----- Supplied information
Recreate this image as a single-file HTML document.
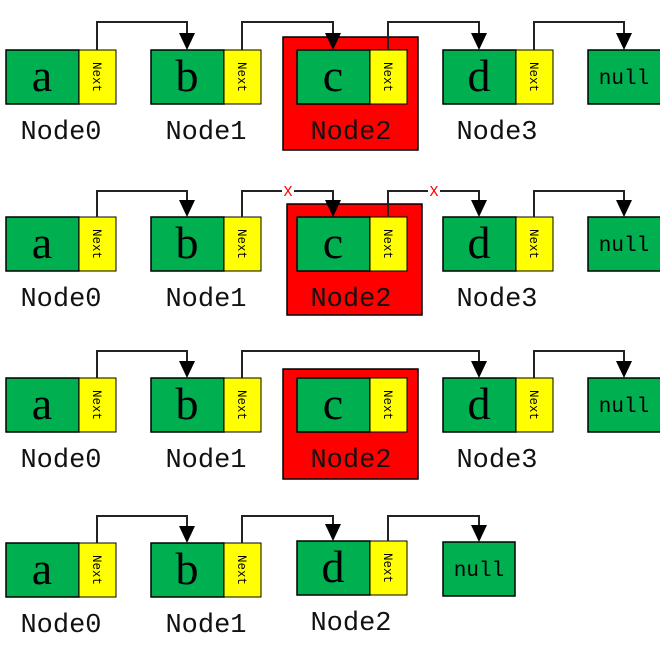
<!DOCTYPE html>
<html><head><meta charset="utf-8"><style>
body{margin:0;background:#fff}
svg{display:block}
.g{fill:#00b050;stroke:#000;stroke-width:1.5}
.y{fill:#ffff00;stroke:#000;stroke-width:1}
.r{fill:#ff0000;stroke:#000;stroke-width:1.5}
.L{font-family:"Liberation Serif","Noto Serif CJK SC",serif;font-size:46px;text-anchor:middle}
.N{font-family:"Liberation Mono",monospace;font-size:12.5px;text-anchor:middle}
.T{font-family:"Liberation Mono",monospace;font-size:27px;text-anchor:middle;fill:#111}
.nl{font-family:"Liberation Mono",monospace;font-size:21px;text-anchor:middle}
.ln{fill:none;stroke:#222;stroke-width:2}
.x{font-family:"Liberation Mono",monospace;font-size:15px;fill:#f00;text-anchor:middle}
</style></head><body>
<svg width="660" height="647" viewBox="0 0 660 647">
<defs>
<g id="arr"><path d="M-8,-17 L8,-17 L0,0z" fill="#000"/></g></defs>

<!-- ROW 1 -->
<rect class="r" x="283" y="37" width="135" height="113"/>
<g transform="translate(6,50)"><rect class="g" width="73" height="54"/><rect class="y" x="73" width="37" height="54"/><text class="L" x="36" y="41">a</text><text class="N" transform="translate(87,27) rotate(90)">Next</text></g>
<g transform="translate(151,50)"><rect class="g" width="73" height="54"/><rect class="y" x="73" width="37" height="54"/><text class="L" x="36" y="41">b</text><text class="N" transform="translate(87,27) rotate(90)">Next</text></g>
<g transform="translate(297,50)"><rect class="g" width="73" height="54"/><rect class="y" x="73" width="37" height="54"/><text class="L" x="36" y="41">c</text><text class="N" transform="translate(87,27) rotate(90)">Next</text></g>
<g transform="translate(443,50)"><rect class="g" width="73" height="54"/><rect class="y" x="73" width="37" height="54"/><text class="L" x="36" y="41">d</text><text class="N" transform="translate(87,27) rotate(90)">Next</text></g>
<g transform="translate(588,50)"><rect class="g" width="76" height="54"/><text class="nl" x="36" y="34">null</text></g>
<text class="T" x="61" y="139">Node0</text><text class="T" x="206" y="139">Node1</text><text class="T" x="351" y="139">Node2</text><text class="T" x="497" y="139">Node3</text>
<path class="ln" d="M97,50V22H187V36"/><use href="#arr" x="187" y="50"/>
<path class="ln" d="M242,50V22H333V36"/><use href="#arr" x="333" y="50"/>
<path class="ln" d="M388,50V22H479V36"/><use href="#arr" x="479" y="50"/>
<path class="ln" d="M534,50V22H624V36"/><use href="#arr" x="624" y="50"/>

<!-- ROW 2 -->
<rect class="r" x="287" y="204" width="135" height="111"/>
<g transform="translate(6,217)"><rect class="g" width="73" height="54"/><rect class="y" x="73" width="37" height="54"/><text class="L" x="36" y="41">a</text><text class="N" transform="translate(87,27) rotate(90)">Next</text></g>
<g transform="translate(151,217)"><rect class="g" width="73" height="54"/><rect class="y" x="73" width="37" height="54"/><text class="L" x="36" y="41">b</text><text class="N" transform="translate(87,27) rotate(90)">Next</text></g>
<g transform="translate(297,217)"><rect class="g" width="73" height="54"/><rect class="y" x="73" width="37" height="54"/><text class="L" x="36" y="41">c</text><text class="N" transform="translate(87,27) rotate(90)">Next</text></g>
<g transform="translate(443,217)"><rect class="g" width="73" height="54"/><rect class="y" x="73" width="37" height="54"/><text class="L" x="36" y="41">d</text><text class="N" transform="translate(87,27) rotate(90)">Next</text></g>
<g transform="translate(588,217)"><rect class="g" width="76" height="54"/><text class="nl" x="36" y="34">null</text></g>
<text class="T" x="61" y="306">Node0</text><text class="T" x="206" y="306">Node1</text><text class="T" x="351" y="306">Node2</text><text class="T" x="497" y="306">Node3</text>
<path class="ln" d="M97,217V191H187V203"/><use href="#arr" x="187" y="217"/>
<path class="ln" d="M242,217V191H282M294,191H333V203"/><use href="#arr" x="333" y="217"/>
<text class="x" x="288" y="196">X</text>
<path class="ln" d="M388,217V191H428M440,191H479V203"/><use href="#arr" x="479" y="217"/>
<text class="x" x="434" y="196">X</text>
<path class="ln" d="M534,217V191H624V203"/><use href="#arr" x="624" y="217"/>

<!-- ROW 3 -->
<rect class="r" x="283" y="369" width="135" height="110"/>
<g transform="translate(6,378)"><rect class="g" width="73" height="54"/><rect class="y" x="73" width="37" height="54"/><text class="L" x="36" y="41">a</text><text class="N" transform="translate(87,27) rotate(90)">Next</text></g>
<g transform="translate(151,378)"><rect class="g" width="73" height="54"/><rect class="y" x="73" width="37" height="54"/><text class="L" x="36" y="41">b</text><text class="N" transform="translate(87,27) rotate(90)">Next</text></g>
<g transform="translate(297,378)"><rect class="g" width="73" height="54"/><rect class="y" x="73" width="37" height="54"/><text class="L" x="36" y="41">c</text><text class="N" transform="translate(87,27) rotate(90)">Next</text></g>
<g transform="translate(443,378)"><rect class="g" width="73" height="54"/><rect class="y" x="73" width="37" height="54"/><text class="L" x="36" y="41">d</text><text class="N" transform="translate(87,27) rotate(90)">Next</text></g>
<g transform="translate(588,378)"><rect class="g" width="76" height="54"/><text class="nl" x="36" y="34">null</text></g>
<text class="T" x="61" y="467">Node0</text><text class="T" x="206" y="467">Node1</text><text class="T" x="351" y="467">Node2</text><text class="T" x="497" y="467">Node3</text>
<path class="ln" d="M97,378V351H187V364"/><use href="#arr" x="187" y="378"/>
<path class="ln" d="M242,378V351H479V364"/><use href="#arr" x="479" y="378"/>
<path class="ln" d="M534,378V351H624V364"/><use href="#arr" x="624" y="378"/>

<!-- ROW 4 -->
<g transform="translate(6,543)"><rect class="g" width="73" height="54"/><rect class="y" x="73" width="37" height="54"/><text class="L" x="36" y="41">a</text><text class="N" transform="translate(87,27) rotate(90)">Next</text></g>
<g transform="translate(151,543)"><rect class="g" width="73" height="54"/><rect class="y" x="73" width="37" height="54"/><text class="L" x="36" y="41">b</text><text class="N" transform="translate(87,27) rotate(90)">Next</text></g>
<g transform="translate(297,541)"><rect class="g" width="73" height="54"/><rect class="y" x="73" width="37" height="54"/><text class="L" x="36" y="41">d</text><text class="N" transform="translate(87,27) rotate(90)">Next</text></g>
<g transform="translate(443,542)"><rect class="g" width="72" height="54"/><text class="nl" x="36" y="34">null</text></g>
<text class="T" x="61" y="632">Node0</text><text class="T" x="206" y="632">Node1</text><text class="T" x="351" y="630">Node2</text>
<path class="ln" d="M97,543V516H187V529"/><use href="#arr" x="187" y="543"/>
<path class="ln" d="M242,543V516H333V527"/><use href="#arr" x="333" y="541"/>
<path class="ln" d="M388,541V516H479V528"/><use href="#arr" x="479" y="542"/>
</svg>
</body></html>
----------
Every line above should be returned word for word, with the pictures left behind.

Recreate this image as a single-file HTML document.
<!DOCTYPE html>
<html><head><meta charset="utf-8"><style>
body{margin:0;background:#fff}
svg{display:block}
.g{fill:#00b050;stroke:#000;stroke-width:1.5}
.y{fill:#ffff00;stroke:#000;stroke-width:1}
.r{fill:#ff0000;stroke:#000;stroke-width:1.5}
.L{font-family:"Liberation Serif","Noto Serif CJK SC",serif;font-size:46px;text-anchor:middle}
.N{font-family:"Liberation Mono",monospace;font-size:12.5px;text-anchor:middle}
.T{font-family:"Liberation Mono",monospace;font-size:27px;text-anchor:middle;fill:#111}
.nl{font-family:"Liberation Mono",monospace;font-size:21px;text-anchor:middle}
.ln{fill:none;stroke:#222;stroke-width:2}
.x{font-family:"Liberation Mono",monospace;font-size:15px;fill:#f00;text-anchor:middle}
</style></head><body>
<svg width="660" height="647" viewBox="0 0 660 647">
<defs>
<g id="arr"><path d="M-8,-17 L8,-17 L0,0z" fill="#000"/></g></defs>

<!-- ROW 1 -->
<rect class="r" x="283" y="37" width="135" height="113"/>
<g transform="translate(6,50)"><rect class="g" width="73" height="54"/><rect class="y" x="73" width="37" height="54"/><text class="L" x="36" y="41">a</text><text class="N" transform="translate(87,27) rotate(90)">Next</text></g>
<g transform="translate(151,50)"><rect class="g" width="73" height="54"/><rect class="y" x="73" width="37" height="54"/><text class="L" x="36" y="41">b</text><text class="N" transform="translate(87,27) rotate(90)">Next</text></g>
<g transform="translate(297,50)"><rect class="g" width="73" height="54"/><rect class="y" x="73" width="37" height="54"/><text class="L" x="36" y="41">c</text><text class="N" transform="translate(87,27) rotate(90)">Next</text></g>
<g transform="translate(443,50)"><rect class="g" width="73" height="54"/><rect class="y" x="73" width="37" height="54"/><text class="L" x="36" y="41">d</text><text class="N" transform="translate(87,27) rotate(90)">Next</text></g>
<g transform="translate(588,50)"><rect class="g" width="76" height="54"/><text class="nl" x="36" y="34">null</text></g>
<text class="T" x="61" y="139">Node0</text><text class="T" x="206" y="139">Node1</text><text class="T" x="351" y="139">Node2</text><text class="T" x="497" y="139">Node3</text>
<path class="ln" d="M97,50V22H187V36"/><use href="#arr" x="187" y="50"/>
<path class="ln" d="M242,50V22H333V36"/><use href="#arr" x="333" y="50"/>
<path class="ln" d="M388,50V22H479V36"/><use href="#arr" x="479" y="50"/>
<path class="ln" d="M534,50V22H624V36"/><use href="#arr" x="624" y="50"/>

<!-- ROW 2 -->
<rect class="r" x="287" y="204" width="135" height="111"/>
<g transform="translate(6,217)"><rect class="g" width="73" height="54"/><rect class="y" x="73" width="37" height="54"/><text class="L" x="36" y="41">a</text><text class="N" transform="translate(87,27) rotate(90)">Next</text></g>
<g transform="translate(151,217)"><rect class="g" width="73" height="54"/><rect class="y" x="73" width="37" height="54"/><text class="L" x="36" y="41">b</text><text class="N" transform="translate(87,27) rotate(90)">Next</text></g>
<g transform="translate(297,217)"><rect class="g" width="73" height="54"/><rect class="y" x="73" width="37" height="54"/><text class="L" x="36" y="41">c</text><text class="N" transform="translate(87,27) rotate(90)">Next</text></g>
<g transform="translate(443,217)"><rect class="g" width="73" height="54"/><rect class="y" x="73" width="37" height="54"/><text class="L" x="36" y="41">d</text><text class="N" transform="translate(87,27) rotate(90)">Next</text></g>
<g transform="translate(588,217)"><rect class="g" width="76" height="54"/><text class="nl" x="36" y="34">null</text></g>
<text class="T" x="61" y="306">Node0</text><text class="T" x="206" y="306">Node1</text><text class="T" x="351" y="306">Node2</text><text class="T" x="497" y="306">Node3</text>
<path class="ln" d="M97,217V191H187V203"/><use href="#arr" x="187" y="217"/>
<path class="ln" d="M242,217V191H282M294,191H333V203"/><use href="#arr" x="333" y="217"/>
<text class="x" x="288" y="196">X</text>
<path class="ln" d="M388,217V191H428M440,191H479V203"/><use href="#arr" x="479" y="217"/>
<text class="x" x="434" y="196">X</text>
<path class="ln" d="M534,217V191H624V203"/><use href="#arr" x="624" y="217"/>

<!-- ROW 3 -->
<rect class="r" x="283" y="369" width="135" height="110"/>
<g transform="translate(6,378)"><rect class="g" width="73" height="54"/><rect class="y" x="73" width="37" height="54"/><text class="L" x="36" y="41">a</text><text class="N" transform="translate(87,27) rotate(90)">Next</text></g>
<g transform="translate(151,378)"><rect class="g" width="73" height="54"/><rect class="y" x="73" width="37" height="54"/><text class="L" x="36" y="41">b</text><text class="N" transform="translate(87,27) rotate(90)">Next</text></g>
<g transform="translate(297,378)"><rect class="g" width="73" height="54"/><rect class="y" x="73" width="37" height="54"/><text class="L" x="36" y="41">c</text><text class="N" transform="translate(87,27) rotate(90)">Next</text></g>
<g transform="translate(443,378)"><rect class="g" width="73" height="54"/><rect class="y" x="73" width="37" height="54"/><text class="L" x="36" y="41">d</text><text class="N" transform="translate(87,27) rotate(90)">Next</text></g>
<g transform="translate(588,378)"><rect class="g" width="76" height="54"/><text class="nl" x="36" y="34">null</text></g>
<text class="T" x="61" y="467">Node0</text><text class="T" x="206" y="467">Node1</text><text class="T" x="351" y="467">Node2</text><text class="T" x="497" y="467">Node3</text>
<path class="ln" d="M97,378V351H187V364"/><use href="#arr" x="187" y="378"/>
<path class="ln" d="M242,378V351H479V364"/><use href="#arr" x="479" y="378"/>
<path class="ln" d="M534,378V351H624V364"/><use href="#arr" x="624" y="378"/>

<!-- ROW 4 -->
<g transform="translate(6,543)"><rect class="g" width="73" height="54"/><rect class="y" x="73" width="37" height="54"/><text class="L" x="36" y="41">a</text><text class="N" transform="translate(87,27) rotate(90)">Next</text></g>
<g transform="translate(151,543)"><rect class="g" width="73" height="54"/><rect class="y" x="73" width="37" height="54"/><text class="L" x="36" y="41">b</text><text class="N" transform="translate(87,27) rotate(90)">Next</text></g>
<g transform="translate(297,541)"><rect class="g" width="73" height="54"/><rect class="y" x="73" width="37" height="54"/><text class="L" x="36" y="41">d</text><text class="N" transform="translate(87,27) rotate(90)">Next</text></g>
<g transform="translate(443,542)"><rect class="g" width="72" height="54"/><text class="nl" x="36" y="34">null</text></g>
<text class="T" x="61" y="632">Node0</text><text class="T" x="206" y="632">Node1</text><text class="T" x="351" y="630">Node2</text>
<path class="ln" d="M97,543V516H187V529"/><use href="#arr" x="187" y="543"/>
<path class="ln" d="M242,543V516H333V527"/><use href="#arr" x="333" y="541"/>
<path class="ln" d="M388,541V516H479V528"/><use href="#arr" x="479" y="542"/>
</svg>
</body></html>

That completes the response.